Written exercise => Retype these lines and no others: the line holding "Output the Python", the line holding "from matplotlib.patches import Rectangle, Arc", and all lines between them. Pictures stay out.
————
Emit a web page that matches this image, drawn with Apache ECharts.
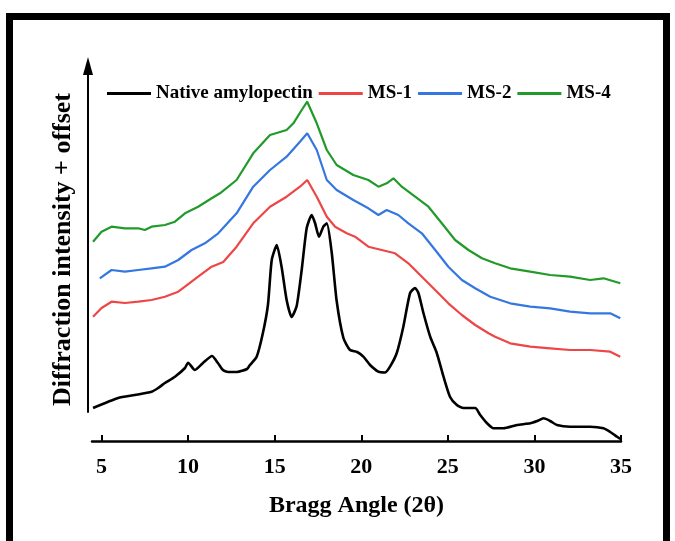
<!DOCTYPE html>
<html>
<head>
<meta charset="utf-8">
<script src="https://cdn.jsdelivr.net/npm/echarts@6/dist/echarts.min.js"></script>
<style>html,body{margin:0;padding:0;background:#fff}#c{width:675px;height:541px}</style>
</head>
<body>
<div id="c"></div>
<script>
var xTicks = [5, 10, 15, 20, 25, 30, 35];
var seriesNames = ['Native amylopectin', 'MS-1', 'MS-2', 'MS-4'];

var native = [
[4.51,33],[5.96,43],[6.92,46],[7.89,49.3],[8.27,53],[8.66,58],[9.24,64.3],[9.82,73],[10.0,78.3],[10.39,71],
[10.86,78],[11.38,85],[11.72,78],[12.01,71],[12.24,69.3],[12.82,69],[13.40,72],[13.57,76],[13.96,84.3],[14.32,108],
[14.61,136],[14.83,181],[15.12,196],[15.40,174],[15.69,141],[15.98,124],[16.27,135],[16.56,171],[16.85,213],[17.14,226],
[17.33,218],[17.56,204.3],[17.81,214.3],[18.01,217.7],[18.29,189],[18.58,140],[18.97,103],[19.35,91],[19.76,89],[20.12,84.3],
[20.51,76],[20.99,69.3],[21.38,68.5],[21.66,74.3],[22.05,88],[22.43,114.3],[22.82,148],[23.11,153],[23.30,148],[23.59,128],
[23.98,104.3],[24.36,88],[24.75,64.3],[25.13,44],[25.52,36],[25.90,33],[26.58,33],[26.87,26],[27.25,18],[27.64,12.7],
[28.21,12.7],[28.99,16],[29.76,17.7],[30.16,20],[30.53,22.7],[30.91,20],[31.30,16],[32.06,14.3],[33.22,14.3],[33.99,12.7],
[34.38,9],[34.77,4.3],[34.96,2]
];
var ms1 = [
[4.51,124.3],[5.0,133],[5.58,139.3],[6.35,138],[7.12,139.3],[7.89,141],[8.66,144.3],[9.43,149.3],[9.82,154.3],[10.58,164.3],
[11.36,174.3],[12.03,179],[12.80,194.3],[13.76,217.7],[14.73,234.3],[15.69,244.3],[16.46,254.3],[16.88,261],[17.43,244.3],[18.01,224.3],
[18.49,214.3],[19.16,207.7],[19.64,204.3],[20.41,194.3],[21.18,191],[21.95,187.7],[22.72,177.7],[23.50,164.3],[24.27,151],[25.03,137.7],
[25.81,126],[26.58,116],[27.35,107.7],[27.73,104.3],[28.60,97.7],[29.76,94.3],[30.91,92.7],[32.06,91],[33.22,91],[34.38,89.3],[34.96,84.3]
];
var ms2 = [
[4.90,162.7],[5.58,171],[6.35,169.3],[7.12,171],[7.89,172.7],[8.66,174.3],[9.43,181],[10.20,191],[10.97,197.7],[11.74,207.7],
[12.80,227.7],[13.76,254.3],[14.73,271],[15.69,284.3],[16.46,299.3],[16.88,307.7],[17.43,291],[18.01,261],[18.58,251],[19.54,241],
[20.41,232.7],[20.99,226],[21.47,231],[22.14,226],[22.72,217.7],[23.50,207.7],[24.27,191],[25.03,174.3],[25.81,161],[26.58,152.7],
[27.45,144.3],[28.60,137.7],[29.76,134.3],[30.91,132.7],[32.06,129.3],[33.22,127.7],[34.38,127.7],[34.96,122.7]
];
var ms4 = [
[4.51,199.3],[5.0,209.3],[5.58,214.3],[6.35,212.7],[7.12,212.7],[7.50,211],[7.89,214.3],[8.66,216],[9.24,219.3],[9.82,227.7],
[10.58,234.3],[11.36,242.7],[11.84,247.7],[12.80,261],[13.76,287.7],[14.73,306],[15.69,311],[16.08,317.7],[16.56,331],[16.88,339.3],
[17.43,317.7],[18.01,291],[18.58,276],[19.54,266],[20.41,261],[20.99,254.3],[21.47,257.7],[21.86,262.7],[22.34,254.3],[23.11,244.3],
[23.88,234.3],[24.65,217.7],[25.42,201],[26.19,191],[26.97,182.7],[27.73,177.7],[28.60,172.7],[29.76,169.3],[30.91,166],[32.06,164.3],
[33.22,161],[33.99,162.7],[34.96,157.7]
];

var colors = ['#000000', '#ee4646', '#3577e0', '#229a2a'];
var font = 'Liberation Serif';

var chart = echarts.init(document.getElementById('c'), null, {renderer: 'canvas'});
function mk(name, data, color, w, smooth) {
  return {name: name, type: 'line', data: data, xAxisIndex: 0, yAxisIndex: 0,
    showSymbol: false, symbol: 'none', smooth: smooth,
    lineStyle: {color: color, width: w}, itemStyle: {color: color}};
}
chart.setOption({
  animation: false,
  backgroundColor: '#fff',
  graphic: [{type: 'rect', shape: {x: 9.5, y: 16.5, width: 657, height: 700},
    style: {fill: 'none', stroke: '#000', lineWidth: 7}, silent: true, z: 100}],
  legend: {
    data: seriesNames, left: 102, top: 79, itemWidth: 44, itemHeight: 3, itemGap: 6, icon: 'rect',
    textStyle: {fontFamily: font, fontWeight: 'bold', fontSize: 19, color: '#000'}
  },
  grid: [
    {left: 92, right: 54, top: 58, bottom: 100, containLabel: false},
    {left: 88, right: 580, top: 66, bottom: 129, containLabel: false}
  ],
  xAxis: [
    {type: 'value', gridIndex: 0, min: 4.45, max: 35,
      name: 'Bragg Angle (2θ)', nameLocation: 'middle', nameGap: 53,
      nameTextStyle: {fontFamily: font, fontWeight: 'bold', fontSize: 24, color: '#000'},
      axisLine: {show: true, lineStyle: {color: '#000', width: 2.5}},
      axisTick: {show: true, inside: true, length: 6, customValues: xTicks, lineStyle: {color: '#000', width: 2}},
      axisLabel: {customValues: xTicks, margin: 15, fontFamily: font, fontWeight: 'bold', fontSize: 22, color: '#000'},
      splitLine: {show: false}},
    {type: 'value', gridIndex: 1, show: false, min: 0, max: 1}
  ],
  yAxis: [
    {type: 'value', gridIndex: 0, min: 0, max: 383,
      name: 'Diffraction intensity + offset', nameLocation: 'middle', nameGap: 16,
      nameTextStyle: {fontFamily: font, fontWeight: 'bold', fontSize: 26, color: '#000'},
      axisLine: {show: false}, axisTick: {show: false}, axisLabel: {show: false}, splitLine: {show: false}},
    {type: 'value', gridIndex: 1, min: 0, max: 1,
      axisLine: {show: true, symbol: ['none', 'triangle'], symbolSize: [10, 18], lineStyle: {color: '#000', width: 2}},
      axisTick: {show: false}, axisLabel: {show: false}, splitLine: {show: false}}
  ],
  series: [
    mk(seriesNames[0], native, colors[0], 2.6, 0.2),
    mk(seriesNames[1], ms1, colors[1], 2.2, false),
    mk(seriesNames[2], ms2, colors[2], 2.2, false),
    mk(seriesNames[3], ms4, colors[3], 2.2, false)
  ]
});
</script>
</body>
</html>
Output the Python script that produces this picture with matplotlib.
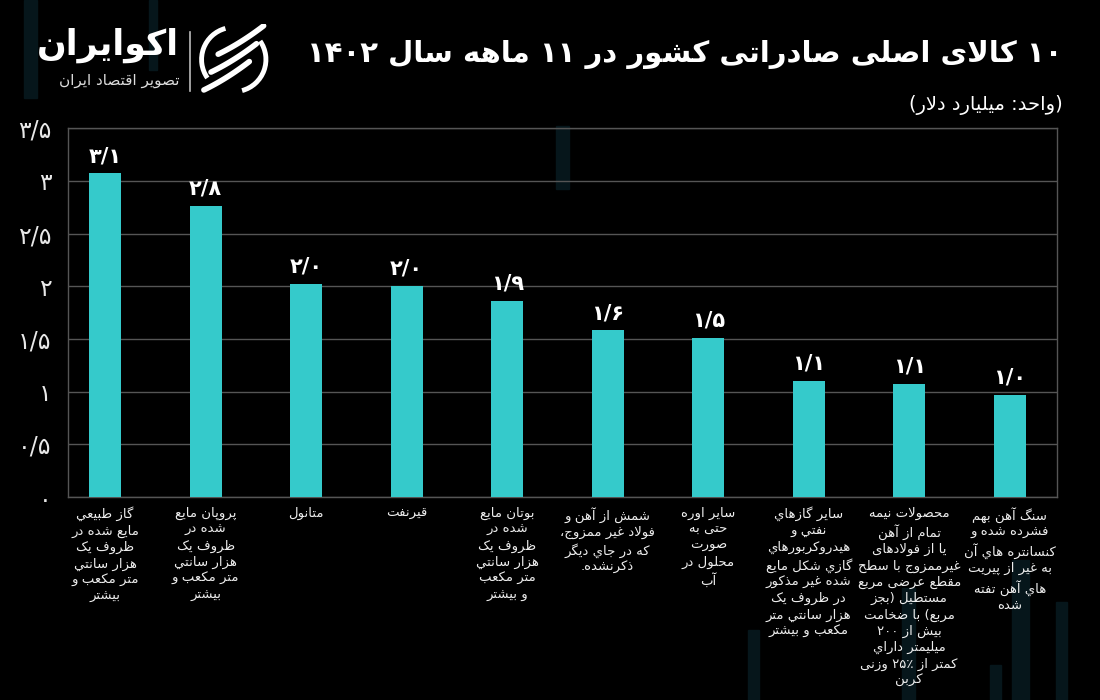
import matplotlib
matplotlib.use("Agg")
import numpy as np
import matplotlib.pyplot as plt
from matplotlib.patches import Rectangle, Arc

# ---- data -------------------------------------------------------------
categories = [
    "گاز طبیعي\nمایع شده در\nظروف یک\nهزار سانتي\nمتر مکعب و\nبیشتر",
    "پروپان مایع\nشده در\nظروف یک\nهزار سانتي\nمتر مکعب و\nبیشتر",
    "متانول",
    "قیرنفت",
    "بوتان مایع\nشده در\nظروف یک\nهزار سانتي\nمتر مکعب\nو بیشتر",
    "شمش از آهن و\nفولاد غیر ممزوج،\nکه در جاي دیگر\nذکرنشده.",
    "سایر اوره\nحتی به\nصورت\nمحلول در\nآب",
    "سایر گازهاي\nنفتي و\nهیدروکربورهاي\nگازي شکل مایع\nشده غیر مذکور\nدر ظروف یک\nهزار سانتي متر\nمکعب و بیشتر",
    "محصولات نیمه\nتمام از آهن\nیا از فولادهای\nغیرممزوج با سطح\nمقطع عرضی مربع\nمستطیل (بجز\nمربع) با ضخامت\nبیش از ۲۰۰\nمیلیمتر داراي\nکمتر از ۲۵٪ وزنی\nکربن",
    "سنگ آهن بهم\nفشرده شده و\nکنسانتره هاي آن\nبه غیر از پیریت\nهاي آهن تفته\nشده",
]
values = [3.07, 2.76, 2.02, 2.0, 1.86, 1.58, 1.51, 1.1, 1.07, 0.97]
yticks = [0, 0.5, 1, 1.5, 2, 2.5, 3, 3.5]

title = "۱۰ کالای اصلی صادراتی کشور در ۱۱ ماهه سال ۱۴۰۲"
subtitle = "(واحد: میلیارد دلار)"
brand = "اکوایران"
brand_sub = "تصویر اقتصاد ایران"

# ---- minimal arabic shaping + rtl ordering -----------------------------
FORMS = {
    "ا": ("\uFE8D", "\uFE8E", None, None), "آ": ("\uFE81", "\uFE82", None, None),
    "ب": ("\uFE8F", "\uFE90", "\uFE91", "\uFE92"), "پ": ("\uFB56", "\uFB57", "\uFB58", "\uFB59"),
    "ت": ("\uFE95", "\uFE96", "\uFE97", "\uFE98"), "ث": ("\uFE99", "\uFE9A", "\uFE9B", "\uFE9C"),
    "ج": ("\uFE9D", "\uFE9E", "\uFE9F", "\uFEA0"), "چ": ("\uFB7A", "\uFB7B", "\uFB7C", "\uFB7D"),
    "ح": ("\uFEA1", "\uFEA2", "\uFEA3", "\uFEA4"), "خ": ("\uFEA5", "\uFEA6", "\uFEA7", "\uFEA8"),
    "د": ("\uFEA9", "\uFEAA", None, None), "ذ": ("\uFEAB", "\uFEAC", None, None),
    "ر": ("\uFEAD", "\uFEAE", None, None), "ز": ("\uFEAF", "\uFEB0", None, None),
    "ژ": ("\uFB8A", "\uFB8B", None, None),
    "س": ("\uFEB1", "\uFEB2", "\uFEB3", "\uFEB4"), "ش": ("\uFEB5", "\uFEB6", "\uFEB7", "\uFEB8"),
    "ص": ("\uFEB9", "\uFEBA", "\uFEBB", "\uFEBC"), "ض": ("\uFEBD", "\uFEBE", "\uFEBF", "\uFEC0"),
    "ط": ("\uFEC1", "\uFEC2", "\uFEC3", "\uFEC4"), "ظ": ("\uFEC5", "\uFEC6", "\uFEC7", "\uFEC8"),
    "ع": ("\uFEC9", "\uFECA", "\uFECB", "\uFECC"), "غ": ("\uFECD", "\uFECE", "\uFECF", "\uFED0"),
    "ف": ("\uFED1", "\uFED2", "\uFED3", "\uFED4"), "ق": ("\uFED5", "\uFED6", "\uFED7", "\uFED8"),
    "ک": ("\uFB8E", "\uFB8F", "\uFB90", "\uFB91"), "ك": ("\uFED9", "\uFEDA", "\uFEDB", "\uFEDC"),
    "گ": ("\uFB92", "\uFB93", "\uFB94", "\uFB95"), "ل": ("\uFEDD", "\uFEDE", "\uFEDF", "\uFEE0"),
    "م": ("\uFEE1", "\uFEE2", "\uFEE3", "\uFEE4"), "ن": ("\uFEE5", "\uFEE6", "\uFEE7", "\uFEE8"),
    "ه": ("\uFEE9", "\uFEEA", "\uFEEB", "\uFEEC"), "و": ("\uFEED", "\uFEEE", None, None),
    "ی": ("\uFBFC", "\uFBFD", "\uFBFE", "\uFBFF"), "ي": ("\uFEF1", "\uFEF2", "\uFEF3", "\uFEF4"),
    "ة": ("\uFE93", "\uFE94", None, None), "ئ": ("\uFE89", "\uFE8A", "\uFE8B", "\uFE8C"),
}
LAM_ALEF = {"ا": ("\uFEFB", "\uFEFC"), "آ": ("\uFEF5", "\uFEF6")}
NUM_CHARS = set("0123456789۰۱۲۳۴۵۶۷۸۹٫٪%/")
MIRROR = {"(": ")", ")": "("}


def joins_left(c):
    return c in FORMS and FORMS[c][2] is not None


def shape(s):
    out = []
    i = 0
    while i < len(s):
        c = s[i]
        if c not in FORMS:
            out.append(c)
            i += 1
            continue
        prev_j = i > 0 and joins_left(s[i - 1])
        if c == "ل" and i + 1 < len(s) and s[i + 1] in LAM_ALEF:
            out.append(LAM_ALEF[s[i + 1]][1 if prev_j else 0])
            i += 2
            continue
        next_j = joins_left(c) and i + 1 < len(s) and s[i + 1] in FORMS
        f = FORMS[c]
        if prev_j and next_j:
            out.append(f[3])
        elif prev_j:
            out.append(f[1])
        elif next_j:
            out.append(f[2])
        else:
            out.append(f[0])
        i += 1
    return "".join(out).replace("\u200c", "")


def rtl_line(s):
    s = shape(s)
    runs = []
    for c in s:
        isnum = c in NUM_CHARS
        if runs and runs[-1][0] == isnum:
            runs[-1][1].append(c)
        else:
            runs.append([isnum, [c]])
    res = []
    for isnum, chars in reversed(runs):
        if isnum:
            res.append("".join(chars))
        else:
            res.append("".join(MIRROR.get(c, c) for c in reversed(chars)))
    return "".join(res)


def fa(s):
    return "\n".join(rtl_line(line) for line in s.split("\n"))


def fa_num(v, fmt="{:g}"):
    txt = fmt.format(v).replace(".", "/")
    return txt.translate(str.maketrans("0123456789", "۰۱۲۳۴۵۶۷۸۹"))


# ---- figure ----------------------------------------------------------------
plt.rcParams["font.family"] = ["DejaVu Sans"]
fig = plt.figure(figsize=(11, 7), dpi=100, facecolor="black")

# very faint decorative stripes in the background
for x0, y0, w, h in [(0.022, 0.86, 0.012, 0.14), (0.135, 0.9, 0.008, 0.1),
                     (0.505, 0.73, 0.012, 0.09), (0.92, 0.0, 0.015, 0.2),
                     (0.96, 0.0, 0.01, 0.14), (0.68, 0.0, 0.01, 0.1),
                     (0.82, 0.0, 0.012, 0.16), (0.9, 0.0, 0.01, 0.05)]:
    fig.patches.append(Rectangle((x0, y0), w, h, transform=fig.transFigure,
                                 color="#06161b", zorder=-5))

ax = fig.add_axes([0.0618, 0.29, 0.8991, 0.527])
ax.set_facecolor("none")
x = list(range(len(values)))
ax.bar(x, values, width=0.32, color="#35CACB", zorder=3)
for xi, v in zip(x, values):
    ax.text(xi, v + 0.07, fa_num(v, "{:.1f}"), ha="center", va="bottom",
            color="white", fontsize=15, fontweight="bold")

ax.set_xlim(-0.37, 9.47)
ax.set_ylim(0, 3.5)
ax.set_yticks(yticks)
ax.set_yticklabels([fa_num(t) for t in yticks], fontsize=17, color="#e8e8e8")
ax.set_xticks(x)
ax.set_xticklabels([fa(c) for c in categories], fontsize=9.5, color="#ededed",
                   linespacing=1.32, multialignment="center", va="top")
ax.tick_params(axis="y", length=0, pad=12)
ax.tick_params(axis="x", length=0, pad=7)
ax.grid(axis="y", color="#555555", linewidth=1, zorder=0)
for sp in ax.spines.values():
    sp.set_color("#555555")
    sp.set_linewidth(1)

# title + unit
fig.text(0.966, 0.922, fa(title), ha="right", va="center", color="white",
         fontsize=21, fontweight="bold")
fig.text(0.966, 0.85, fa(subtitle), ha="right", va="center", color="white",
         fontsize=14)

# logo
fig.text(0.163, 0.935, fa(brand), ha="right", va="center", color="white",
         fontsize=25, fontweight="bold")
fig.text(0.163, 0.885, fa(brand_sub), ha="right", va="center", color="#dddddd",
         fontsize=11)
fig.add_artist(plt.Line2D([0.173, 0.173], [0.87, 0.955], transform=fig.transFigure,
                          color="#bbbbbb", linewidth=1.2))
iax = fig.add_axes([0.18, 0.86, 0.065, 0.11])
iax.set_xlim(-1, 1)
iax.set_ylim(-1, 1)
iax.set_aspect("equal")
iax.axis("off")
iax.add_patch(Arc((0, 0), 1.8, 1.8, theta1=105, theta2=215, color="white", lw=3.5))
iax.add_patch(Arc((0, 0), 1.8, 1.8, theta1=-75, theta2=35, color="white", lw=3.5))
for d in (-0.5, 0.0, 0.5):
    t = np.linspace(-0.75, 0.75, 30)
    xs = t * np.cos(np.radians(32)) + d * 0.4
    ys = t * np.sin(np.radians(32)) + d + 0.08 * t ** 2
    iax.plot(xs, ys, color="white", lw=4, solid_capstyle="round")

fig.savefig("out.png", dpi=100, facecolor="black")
————
Exercise solution =>
Output the Python script that produces this picture with matplotlib.
import matplotlib
matplotlib.use("Agg")
import numpy as np
import matplotlib.pyplot as plt
from matplotlib.patches import Rectangle, Arc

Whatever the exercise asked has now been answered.